• **Aim of the exercise**
Exactly the lines from the one with "Convert this chart to Observable Plot code." through the one with "const equilibrium = [[0.122, 0.184]];", inclusive, are to be repeated, and the pictures are not.

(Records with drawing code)
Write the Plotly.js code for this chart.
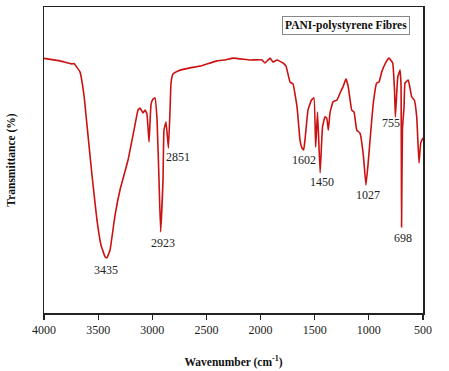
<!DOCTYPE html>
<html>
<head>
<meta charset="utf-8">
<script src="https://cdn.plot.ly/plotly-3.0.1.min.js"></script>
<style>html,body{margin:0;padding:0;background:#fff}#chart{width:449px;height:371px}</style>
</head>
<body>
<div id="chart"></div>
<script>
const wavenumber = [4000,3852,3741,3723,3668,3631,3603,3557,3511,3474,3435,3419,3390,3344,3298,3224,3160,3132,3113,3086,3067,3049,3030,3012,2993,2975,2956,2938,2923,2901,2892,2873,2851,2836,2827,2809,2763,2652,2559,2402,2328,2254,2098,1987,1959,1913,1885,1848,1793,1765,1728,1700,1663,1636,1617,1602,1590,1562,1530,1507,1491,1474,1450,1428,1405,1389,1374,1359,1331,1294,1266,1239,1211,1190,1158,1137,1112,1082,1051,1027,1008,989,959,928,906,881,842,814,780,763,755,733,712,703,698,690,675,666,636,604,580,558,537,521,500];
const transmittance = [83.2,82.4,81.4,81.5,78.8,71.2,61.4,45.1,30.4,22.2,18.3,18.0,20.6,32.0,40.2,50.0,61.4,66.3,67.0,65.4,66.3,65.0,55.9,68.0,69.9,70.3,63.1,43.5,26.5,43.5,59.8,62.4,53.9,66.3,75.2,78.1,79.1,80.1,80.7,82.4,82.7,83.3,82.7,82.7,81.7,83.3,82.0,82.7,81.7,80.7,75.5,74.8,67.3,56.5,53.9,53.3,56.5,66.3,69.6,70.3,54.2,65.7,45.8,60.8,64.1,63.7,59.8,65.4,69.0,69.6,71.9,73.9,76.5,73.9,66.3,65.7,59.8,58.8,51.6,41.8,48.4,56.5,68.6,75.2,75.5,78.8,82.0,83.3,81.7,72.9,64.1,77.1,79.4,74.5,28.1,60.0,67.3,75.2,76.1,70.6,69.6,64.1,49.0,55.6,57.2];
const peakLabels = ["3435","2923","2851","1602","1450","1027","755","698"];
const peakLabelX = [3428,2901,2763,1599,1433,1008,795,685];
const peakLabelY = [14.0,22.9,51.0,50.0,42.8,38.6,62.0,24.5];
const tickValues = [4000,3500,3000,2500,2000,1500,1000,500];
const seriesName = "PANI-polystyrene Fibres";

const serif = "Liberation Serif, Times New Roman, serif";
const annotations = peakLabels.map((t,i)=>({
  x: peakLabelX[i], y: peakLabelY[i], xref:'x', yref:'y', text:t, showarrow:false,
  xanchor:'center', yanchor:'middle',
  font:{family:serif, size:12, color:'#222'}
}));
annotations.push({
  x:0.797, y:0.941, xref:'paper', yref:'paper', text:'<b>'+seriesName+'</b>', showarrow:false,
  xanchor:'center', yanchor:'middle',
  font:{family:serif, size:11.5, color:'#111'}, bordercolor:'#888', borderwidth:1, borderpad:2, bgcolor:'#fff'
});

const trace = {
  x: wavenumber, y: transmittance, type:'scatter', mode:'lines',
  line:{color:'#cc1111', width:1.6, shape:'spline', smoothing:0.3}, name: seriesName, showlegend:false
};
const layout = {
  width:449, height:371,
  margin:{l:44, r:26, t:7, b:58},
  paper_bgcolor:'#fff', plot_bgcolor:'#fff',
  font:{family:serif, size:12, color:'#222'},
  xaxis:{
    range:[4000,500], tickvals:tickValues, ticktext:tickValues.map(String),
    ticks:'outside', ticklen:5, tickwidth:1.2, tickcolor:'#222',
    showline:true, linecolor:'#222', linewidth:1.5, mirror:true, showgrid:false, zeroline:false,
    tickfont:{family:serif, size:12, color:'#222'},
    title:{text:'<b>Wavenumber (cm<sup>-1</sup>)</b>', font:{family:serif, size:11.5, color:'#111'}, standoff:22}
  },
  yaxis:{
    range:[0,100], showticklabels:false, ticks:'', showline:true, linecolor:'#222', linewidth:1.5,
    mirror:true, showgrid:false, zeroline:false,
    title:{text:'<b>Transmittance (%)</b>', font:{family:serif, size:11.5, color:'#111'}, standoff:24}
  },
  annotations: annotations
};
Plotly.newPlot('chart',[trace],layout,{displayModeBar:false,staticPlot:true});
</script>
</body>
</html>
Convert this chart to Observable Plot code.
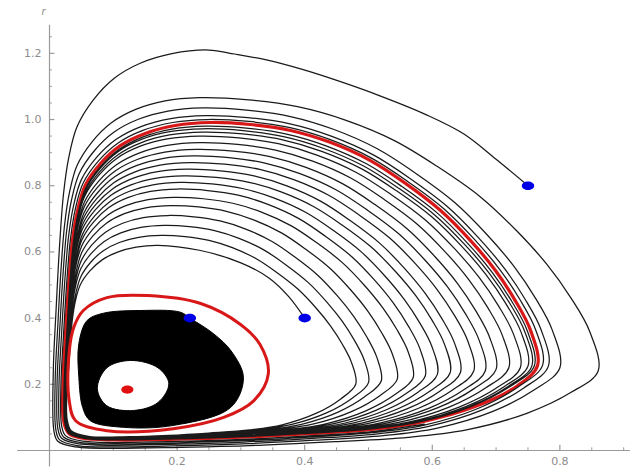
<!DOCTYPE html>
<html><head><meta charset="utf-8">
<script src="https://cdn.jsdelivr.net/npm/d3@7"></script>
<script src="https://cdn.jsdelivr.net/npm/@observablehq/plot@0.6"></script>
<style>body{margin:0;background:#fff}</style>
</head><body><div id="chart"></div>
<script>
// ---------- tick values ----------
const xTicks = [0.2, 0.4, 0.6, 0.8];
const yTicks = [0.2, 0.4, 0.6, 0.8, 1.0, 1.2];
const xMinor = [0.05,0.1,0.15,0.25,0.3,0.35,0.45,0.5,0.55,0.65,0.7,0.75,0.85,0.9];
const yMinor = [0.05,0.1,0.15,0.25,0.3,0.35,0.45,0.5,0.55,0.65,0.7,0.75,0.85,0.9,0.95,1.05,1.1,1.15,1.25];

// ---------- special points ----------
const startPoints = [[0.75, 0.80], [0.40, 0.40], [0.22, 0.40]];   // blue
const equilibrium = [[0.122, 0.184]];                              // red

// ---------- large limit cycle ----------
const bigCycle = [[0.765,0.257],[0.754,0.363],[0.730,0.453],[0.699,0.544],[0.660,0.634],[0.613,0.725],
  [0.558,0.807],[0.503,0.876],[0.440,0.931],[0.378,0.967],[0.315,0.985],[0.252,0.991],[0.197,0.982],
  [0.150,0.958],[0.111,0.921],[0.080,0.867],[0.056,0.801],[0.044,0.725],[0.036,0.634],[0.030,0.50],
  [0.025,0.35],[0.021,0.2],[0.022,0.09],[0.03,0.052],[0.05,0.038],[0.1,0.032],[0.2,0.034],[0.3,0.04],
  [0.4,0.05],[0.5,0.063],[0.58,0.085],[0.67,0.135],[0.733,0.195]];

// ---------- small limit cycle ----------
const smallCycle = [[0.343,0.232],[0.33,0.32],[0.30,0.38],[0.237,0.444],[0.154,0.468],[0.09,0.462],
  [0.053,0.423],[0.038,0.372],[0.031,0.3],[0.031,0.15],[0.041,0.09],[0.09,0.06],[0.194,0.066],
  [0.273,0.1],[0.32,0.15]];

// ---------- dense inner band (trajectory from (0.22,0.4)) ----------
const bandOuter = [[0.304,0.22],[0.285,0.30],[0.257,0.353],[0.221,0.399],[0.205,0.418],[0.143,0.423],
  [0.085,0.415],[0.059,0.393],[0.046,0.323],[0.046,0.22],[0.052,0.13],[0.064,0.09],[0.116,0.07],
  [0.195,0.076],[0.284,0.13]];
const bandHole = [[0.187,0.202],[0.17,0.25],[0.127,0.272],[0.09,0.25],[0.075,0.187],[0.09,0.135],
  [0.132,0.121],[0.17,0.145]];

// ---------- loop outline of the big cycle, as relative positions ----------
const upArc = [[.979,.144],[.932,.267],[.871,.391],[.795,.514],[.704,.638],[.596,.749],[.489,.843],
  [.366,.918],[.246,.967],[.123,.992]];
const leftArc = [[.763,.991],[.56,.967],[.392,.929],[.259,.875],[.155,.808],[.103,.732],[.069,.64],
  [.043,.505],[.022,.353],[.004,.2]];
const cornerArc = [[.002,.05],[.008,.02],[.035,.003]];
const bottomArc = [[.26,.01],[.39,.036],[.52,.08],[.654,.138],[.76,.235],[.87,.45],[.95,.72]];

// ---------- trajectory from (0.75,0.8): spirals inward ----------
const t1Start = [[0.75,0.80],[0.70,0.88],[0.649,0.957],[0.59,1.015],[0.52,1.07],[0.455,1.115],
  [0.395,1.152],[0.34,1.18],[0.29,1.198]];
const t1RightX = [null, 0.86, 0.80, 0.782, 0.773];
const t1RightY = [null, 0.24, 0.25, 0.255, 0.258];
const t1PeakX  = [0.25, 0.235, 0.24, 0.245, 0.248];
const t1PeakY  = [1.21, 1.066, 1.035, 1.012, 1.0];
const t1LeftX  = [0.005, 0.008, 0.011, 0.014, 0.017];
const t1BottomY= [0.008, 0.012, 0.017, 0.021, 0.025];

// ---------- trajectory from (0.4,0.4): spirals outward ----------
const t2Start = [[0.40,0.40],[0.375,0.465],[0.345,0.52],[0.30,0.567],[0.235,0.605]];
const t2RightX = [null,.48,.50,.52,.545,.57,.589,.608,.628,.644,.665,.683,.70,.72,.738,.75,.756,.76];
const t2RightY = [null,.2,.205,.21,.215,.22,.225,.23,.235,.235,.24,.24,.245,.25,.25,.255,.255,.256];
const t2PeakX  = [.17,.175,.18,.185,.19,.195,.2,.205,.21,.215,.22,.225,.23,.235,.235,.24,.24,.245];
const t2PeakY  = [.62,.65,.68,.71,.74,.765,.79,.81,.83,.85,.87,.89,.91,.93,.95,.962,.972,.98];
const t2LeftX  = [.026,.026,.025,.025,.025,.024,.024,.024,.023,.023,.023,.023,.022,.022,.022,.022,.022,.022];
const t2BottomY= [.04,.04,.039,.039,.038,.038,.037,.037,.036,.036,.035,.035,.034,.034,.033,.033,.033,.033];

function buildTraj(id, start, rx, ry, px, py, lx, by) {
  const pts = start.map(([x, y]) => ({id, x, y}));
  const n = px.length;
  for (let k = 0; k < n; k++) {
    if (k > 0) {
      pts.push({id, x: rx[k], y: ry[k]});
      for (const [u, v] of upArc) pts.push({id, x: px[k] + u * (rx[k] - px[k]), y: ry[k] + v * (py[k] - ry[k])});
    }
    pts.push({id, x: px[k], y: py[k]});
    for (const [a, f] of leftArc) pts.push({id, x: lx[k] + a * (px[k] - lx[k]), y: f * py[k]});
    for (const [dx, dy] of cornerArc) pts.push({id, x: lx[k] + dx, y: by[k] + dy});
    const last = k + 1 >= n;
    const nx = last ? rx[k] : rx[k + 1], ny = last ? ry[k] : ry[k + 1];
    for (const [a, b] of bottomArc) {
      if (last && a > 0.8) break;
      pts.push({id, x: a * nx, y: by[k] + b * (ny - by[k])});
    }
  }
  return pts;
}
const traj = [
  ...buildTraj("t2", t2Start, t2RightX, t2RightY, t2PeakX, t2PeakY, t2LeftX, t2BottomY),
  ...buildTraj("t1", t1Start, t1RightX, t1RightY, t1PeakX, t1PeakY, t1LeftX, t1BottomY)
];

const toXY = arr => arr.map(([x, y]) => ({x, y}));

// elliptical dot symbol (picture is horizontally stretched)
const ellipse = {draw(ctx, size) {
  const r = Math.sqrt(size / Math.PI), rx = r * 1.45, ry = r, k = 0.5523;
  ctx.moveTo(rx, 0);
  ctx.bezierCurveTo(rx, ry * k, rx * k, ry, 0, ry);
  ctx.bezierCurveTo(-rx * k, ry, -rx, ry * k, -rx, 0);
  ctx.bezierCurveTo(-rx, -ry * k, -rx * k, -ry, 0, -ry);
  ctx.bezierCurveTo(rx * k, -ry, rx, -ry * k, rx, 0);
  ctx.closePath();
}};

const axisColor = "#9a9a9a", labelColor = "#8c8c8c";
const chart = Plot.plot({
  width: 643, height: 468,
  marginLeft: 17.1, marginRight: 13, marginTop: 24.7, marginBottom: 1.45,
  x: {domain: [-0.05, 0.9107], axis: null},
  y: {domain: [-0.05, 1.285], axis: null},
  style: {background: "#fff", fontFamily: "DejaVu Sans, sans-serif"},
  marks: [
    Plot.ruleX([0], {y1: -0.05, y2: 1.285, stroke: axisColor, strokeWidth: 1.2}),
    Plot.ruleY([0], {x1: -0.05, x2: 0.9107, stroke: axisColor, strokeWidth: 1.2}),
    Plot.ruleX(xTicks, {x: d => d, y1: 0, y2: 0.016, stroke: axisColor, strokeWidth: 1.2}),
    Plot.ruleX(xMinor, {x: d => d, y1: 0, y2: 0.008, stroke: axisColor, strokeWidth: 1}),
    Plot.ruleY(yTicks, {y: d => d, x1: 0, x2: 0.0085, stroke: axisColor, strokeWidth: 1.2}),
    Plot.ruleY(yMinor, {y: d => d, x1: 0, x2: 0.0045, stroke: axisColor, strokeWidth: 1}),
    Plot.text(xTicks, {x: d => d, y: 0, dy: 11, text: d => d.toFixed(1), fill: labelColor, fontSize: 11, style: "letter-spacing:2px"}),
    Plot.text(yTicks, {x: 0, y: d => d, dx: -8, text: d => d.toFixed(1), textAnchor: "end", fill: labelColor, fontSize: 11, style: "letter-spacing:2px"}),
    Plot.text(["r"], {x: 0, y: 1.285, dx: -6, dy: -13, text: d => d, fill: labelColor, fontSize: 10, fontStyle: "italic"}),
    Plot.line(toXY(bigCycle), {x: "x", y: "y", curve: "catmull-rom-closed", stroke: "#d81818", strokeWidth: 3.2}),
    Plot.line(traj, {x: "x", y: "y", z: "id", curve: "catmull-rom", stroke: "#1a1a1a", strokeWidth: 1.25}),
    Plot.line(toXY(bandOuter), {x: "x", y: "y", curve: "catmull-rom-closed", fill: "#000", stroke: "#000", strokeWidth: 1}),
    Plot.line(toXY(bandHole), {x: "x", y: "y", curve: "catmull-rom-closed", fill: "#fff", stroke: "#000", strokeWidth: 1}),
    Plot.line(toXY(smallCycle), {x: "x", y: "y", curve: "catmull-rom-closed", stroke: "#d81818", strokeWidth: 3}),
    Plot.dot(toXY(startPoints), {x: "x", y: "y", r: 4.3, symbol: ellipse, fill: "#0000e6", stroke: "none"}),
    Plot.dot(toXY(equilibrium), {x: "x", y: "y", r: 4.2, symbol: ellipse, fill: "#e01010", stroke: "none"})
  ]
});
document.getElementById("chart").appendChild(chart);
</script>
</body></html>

• **Response to this task**
Convert this chart to Observable Plot code.
<!DOCTYPE html>
<html><head><meta charset="utf-8">
<script src="https://cdn.jsdelivr.net/npm/d3@7"></script>
<script src="https://cdn.jsdelivr.net/npm/@observablehq/plot@0.6"></script>
<style>body{margin:0;background:#fff}</style>
</head><body><div id="chart"></div>
<script>
// ---------- tick values ----------
const xTicks = [0.2, 0.4, 0.6, 0.8];
const yTicks = [0.2, 0.4, 0.6, 0.8, 1.0, 1.2];
const xMinor = [0.05,0.1,0.15,0.25,0.3,0.35,0.45,0.5,0.55,0.65,0.7,0.75,0.85,0.9];
const yMinor = [0.05,0.1,0.15,0.25,0.3,0.35,0.45,0.5,0.55,0.65,0.7,0.75,0.85,0.9,0.95,1.05,1.1,1.15,1.25];

// ---------- special points ----------
const startPoints = [[0.75, 0.80], [0.40, 0.40], [0.22, 0.40]];   // blue
const equilibrium = [[0.122, 0.184]];                              // red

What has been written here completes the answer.